*REQUIRED TASK*
Retype exactly what runs from the first line of the data to the line with "CX, CY, R = 417, 286, 213", keeping both of those lines and skipping pictures.

*DATA LINES*
########################################

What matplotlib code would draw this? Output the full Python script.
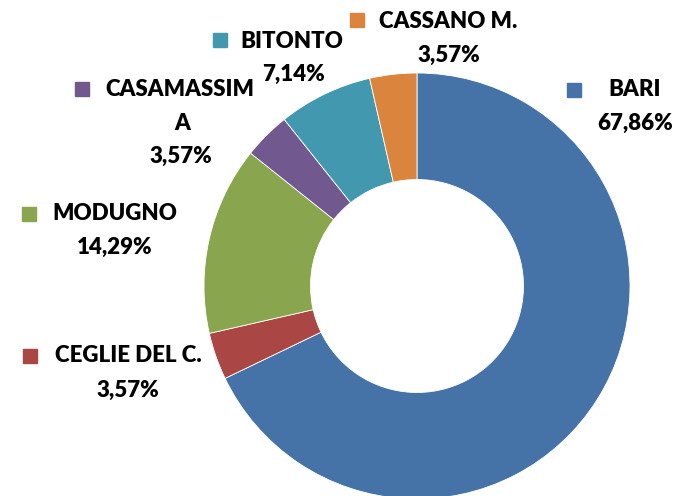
import matplotlib
matplotlib.use("Agg")
from matplotlib import pyplot as plt

# data
categories = ["BARI", "CEGLIE DEL C.", "MODUGNO", "CASAMASSIM\nA", "BITONTO", "CASSANO M."]
percent = [67.86, 3.57, 14.29, 3.57, 7.14, 3.57]
value_labels = ["67,86%", "3,57%", "14,29%", "3,57%", "7,14%", "3,57%"]

colors = ["#4572A7", "#AA4643", "#89A54E", "#71588F", "#4198AF", "#DB843D"]

W, H = 681, 496
CX, CY, R = 417, 286, 213  # donut centre / radius in pixels (from top-left)

# label layout in pixels from top-left: (marker x, marker y, name x, name y, value x, value y)
label_pos = [
    (574, 90, 635, 90, 635, 123),
    (30, 356, 128, 356, 128, 390),
    (29, 214, 115, 214, 115, 247),
    (82, 89, 180, 90, 181, 156),
    (220, 40, 292, 42, 293, 74),
    (357, 20, 448, 22, 449, 55),
]

plt.rcParams["font.family"] = ["Lato", "DejaVu Sans"]

fig = plt.figure(figsize=(W / 100, H / 100), dpi=100)
ax = fig.add_axes([0, 0, 1, 1])

ax.pie(
    percent,
    colors=colors,
    startangle=90,
    counterclock=False,
    radius=1,
    wedgeprops=dict(width=0.5, edgecolor="white", linewidth=0.6),
)
ax.set_aspect("auto")
ax.set_xlim(-CX / R, (W - CX) / R)
ax.set_ylim(-(H - CY) / R, CY / R)
ax.axis("off")


def px(x, y):
    return (x - CX) / R, (CY - y) / R


txt = dict(ha="center", va="center", fontsize=16, fontweight="heavy", color="black")
for name, val, col, (mx, my, nx, ny, vx, vy) in zip(categories, value_labels, colors, label_pos):
    lines = name.split("\n")
    ax.plot(*px(mx, my), marker="s", markersize=10.5, color=col, linestyle="none")
    ax.text(*px(nx, ny), lines[0], **txt)
    if len(lines) > 1:
        ax.text(*px(nx + 2, ny + 33), lines[1], **txt)
    ax.text(*px(vx, vy), val, **txt)

fig.savefig("out.png", dpi=100)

########################################

*EXERCISE RESULT*
What matplotlib code would draw this? Output the full Python script.
import matplotlib
matplotlib.use("Agg")
from matplotlib import pyplot as plt

# data
categories = ["BARI", "CEGLIE DEL C.", "MODUGNO", "CASAMASSIM\nA", "BITONTO", "CASSANO M."]
percent = [67.86, 3.57, 14.29, 3.57, 7.14, 3.57]
value_labels = ["67,86%", "3,57%", "14,29%", "3,57%", "7,14%", "3,57%"]

colors = ["#4572A7", "#AA4643", "#89A54E", "#71588F", "#4198AF", "#DB843D"]

W, H = 681, 496
CX, CY, R = 417, 286, 213  # donut centre / radius in pixels (from top-left)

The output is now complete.